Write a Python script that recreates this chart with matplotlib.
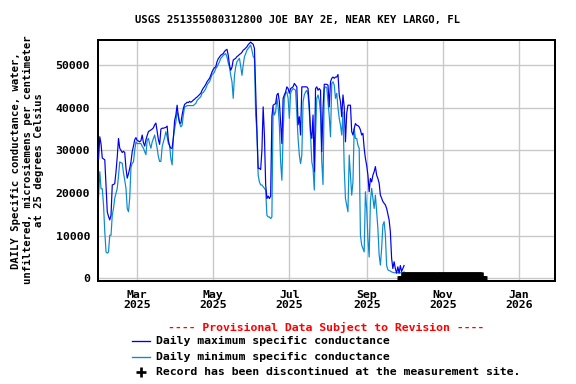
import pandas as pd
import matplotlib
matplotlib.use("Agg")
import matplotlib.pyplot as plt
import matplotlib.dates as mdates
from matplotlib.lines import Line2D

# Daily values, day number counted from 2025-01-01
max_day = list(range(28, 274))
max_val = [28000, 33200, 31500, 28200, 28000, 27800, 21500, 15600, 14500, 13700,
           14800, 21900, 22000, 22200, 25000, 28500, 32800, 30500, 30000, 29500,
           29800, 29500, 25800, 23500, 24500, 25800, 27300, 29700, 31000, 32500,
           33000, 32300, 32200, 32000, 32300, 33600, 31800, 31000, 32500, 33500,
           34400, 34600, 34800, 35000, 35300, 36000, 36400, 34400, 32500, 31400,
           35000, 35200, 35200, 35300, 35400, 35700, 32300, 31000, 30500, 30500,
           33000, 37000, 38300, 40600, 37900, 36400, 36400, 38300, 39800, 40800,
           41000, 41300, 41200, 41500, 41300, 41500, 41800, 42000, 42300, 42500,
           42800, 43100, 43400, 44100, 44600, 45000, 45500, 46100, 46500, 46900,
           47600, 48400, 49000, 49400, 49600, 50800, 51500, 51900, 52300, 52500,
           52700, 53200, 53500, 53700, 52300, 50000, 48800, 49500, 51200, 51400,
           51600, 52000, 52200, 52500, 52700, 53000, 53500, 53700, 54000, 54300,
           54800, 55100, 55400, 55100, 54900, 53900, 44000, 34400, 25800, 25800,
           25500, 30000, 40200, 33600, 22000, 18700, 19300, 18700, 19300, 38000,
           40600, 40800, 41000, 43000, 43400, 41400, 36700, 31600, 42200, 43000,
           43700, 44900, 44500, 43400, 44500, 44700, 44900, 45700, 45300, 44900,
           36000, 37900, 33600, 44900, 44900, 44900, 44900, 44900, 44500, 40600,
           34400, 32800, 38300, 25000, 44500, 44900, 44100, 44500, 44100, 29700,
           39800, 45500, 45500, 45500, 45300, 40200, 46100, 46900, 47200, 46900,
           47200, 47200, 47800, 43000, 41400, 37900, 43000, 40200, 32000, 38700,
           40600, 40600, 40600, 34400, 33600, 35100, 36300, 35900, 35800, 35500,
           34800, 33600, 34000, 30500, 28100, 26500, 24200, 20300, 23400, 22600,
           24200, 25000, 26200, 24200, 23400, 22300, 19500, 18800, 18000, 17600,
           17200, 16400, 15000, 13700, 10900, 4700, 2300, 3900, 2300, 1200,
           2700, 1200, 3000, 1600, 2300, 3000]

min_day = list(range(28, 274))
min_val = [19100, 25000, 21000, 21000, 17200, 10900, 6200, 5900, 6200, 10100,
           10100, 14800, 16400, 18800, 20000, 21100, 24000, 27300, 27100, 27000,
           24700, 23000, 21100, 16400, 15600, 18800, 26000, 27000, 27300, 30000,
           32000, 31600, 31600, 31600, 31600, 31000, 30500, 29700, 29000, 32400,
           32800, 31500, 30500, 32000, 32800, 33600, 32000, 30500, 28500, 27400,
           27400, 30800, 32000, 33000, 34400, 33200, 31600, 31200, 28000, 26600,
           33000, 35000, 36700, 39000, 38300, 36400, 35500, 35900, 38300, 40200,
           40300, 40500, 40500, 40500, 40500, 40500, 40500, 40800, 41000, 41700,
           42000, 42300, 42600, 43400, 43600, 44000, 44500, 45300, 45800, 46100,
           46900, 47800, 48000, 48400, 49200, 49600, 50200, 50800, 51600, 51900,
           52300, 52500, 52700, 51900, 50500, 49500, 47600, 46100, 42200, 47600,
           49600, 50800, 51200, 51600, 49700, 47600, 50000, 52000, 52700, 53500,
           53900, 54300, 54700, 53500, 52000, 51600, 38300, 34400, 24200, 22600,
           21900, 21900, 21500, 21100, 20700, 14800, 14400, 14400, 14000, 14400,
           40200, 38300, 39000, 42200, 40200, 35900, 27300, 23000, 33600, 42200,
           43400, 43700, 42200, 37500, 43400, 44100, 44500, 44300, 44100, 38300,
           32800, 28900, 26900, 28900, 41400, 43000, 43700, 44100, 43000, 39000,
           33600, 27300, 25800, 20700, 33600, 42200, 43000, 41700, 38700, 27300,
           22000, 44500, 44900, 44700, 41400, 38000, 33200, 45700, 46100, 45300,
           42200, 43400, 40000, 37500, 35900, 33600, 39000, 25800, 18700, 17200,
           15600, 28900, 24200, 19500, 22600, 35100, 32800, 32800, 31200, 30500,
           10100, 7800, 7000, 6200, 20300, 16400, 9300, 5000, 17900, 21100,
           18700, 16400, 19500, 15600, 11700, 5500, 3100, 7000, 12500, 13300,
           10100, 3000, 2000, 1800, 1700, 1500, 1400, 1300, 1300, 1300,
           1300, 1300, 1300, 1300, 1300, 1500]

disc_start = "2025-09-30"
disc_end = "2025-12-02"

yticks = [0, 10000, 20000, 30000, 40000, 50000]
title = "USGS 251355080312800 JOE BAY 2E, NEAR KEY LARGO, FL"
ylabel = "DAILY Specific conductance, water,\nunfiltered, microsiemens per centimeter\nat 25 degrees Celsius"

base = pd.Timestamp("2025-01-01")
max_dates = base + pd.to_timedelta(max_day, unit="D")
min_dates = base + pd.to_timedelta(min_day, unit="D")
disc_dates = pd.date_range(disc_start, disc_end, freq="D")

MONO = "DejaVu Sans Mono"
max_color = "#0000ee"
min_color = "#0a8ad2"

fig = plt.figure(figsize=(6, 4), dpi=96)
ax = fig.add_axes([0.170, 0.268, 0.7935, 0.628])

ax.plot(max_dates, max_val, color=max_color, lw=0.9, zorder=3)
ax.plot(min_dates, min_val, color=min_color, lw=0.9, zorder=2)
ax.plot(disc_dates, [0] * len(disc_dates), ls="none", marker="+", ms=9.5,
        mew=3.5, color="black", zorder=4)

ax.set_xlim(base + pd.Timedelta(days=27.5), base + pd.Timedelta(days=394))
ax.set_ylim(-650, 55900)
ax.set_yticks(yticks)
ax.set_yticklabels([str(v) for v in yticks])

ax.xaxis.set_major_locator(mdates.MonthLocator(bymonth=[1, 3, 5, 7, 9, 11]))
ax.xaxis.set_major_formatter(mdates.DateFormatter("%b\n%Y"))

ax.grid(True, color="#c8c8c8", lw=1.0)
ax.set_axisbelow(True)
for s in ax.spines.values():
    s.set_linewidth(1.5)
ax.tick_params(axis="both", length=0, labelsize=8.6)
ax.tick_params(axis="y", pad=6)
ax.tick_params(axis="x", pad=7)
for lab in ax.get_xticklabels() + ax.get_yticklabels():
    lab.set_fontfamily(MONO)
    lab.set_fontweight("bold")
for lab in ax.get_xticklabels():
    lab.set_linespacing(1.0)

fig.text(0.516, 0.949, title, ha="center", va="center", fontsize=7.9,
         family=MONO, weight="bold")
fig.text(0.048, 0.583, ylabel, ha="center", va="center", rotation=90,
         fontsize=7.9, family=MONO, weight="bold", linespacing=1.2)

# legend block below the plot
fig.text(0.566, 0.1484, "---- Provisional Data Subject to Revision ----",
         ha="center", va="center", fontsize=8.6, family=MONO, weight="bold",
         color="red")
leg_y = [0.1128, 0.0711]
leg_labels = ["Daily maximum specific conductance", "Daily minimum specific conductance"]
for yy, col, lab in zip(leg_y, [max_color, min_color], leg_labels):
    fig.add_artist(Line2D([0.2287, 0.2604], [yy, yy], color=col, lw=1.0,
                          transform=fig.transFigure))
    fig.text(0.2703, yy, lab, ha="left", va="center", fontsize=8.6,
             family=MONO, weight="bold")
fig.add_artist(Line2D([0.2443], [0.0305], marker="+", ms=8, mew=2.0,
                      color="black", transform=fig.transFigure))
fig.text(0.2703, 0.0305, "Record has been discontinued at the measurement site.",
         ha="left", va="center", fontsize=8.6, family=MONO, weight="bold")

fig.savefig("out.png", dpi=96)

...

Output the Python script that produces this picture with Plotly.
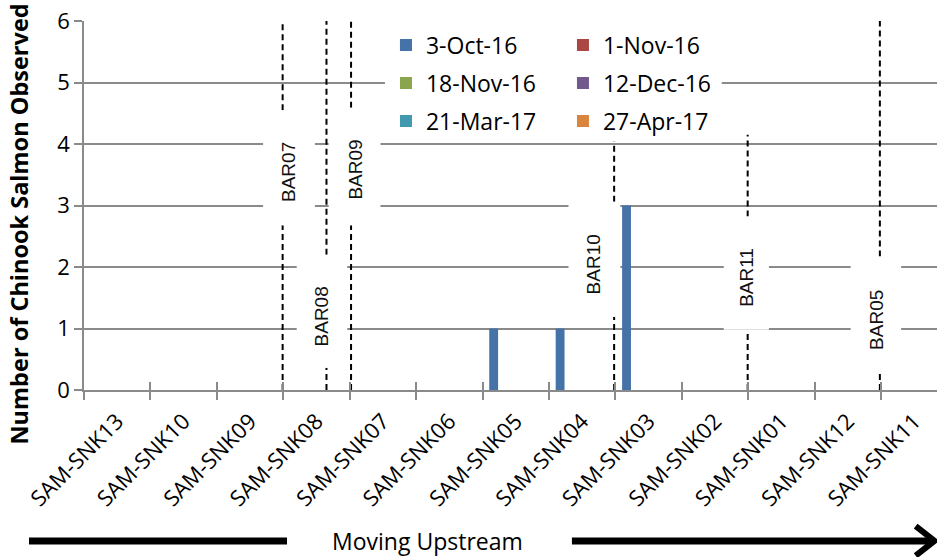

## EXERCISE REQUIREMENTS
Copy out exactly the material that runs from the line with "Write a Python" to the line with "from matplotlib.lines import Line2D", ends included, and leave the pictures behind.

## COMPLETED TASK
Write a Python script that recreates this chart with matplotlib.
import pandas as pd
import matplotlib
matplotlib.use("Agg")
import matplotlib.pyplot as plt
import matplotlib.dates as mdates
from matplotlib.lines import Line2D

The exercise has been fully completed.